Dataset section:
>> BEGIN

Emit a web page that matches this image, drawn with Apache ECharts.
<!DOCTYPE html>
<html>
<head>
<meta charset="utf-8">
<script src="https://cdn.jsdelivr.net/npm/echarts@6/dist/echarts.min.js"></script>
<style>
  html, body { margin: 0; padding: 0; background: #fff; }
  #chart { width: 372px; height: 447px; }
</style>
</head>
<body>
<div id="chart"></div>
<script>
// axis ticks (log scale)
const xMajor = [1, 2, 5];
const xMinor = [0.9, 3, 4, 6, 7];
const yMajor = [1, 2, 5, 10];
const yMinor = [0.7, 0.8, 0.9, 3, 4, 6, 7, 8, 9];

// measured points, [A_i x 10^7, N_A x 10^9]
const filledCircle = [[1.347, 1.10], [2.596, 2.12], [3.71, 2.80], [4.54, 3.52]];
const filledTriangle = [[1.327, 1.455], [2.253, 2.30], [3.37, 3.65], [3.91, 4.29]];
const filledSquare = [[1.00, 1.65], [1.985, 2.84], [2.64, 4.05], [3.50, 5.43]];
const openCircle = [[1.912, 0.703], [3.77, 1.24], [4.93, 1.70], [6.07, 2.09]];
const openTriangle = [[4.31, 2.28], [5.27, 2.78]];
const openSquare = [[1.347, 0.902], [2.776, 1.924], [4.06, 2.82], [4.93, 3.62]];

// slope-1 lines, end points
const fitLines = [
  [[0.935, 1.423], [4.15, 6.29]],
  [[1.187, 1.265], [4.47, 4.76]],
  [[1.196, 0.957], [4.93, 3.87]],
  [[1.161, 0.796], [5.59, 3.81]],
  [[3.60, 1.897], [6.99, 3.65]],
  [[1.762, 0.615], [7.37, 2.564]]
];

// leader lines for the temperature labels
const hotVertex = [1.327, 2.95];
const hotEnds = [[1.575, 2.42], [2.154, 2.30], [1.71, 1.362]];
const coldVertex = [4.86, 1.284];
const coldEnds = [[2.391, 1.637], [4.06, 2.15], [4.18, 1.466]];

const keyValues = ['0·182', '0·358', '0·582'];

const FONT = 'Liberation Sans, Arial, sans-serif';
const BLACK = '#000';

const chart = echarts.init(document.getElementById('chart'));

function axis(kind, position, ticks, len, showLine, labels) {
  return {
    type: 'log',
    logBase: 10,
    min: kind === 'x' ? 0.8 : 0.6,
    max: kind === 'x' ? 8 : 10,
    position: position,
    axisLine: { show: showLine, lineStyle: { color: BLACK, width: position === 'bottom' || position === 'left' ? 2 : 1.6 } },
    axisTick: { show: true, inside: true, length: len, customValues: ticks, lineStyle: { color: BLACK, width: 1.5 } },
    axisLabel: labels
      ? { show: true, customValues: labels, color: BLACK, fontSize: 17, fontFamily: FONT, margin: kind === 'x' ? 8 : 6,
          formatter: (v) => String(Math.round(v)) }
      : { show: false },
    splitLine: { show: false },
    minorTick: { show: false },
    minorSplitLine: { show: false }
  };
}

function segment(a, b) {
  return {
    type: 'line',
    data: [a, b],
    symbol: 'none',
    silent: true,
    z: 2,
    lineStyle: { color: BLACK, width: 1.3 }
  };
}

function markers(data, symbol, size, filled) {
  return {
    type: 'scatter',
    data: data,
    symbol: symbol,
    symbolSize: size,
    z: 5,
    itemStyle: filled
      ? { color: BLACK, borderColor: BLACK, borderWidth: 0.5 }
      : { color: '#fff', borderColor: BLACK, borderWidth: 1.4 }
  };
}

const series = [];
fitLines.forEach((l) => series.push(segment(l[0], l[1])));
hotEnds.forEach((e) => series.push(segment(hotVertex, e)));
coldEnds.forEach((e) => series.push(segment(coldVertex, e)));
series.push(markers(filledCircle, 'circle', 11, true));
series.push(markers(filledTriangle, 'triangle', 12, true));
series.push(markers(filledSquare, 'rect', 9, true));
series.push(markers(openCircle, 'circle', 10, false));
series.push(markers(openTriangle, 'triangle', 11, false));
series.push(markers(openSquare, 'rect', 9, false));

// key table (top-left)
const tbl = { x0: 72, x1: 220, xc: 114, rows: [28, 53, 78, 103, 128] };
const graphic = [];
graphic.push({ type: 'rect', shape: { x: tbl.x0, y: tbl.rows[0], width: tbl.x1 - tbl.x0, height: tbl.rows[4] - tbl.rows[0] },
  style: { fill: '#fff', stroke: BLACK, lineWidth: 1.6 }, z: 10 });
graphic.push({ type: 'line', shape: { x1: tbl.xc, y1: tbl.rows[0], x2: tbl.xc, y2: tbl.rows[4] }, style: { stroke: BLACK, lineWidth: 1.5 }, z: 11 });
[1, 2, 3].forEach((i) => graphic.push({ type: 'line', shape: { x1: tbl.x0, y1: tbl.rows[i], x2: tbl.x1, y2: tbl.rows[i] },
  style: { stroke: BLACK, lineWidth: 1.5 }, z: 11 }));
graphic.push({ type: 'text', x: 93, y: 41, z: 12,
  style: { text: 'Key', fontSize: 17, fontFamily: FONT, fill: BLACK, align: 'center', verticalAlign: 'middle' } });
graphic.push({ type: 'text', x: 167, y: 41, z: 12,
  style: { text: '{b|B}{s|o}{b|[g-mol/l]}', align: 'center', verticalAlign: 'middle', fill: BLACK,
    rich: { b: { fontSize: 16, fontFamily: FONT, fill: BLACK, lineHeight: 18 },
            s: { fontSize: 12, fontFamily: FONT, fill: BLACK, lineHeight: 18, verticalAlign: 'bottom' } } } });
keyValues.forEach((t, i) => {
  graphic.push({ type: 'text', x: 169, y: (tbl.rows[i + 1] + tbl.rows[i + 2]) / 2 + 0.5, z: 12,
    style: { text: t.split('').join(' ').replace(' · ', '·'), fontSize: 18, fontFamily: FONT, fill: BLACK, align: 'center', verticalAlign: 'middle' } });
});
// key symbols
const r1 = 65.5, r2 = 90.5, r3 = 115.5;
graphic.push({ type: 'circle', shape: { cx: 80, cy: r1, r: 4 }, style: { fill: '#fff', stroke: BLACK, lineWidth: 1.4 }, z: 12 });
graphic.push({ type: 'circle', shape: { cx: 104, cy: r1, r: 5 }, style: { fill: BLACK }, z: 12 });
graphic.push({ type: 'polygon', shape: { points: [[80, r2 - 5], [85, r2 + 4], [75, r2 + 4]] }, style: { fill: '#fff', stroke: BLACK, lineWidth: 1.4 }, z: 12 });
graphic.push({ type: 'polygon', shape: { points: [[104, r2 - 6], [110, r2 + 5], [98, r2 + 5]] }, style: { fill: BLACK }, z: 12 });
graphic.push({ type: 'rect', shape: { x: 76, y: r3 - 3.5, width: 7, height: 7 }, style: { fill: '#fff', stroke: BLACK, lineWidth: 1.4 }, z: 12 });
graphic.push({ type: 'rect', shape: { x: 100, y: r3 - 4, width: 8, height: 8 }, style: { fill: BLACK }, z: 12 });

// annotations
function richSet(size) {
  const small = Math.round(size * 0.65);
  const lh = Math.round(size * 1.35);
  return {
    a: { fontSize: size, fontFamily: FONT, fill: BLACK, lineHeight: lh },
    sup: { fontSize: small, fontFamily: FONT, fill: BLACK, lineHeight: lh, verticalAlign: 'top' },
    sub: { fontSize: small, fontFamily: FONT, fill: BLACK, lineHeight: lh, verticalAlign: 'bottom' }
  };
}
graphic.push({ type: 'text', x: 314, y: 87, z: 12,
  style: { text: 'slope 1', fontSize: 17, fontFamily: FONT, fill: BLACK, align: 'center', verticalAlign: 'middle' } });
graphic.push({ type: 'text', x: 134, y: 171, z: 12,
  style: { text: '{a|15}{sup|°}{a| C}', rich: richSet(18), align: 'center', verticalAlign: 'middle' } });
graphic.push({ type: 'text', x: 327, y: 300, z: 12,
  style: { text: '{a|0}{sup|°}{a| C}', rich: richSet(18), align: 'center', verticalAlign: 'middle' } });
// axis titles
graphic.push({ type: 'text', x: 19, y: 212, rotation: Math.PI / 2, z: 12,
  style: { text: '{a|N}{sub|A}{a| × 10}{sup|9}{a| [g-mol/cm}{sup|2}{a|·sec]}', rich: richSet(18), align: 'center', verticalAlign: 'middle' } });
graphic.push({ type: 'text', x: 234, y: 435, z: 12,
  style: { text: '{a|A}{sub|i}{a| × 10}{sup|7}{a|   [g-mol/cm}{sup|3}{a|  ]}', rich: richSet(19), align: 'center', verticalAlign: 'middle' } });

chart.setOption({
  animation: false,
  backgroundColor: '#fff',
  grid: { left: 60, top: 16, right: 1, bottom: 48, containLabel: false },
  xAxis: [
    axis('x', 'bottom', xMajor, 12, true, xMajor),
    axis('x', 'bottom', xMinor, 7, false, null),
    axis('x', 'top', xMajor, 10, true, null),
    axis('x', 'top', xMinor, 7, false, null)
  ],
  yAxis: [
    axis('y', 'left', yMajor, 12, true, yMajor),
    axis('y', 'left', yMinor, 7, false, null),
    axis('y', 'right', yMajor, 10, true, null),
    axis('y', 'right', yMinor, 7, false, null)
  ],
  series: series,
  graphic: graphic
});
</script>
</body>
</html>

>> END

Verbatim output is expected for the lines from the start of the data to the line in which "const chart = echarts.init(document.getElementById('chart'));" appears, both included.

Response to the task:
Emit a web page that matches this image, drawn with Apache ECharts.
<!DOCTYPE html>
<html>
<head>
<meta charset="utf-8">
<script src="https://cdn.jsdelivr.net/npm/echarts@6/dist/echarts.min.js"></script>
<style>
  html, body { margin: 0; padding: 0; background: #fff; }
  #chart { width: 372px; height: 447px; }
</style>
</head>
<body>
<div id="chart"></div>
<script>
// axis ticks (log scale)
const xMajor = [1, 2, 5];
const xMinor = [0.9, 3, 4, 6, 7];
const yMajor = [1, 2, 5, 10];
const yMinor = [0.7, 0.8, 0.9, 3, 4, 6, 7, 8, 9];

// measured points, [A_i x 10^7, N_A x 10^9]
const filledCircle = [[1.347, 1.10], [2.596, 2.12], [3.71, 2.80], [4.54, 3.52]];
const filledTriangle = [[1.327, 1.455], [2.253, 2.30], [3.37, 3.65], [3.91, 4.29]];
const filledSquare = [[1.00, 1.65], [1.985, 2.84], [2.64, 4.05], [3.50, 5.43]];
const openCircle = [[1.912, 0.703], [3.77, 1.24], [4.93, 1.70], [6.07, 2.09]];
const openTriangle = [[4.31, 2.28], [5.27, 2.78]];
const openSquare = [[1.347, 0.902], [2.776, 1.924], [4.06, 2.82], [4.93, 3.62]];

// slope-1 lines, end points
const fitLines = [
  [[0.935, 1.423], [4.15, 6.29]],
  [[1.187, 1.265], [4.47, 4.76]],
  [[1.196, 0.957], [4.93, 3.87]],
  [[1.161, 0.796], [5.59, 3.81]],
  [[3.60, 1.897], [6.99, 3.65]],
  [[1.762, 0.615], [7.37, 2.564]]
];

// leader lines for the temperature labels
const hotVertex = [1.327, 2.95];
const hotEnds = [[1.575, 2.42], [2.154, 2.30], [1.71, 1.362]];
const coldVertex = [4.86, 1.284];
const coldEnds = [[2.391, 1.637], [4.06, 2.15], [4.18, 1.466]];

const keyValues = ['0·182', '0·358', '0·582'];

const FONT = 'Liberation Sans, Arial, sans-serif';
const BLACK = '#000';

const chart = echarts.init(document.getElementById('chart'));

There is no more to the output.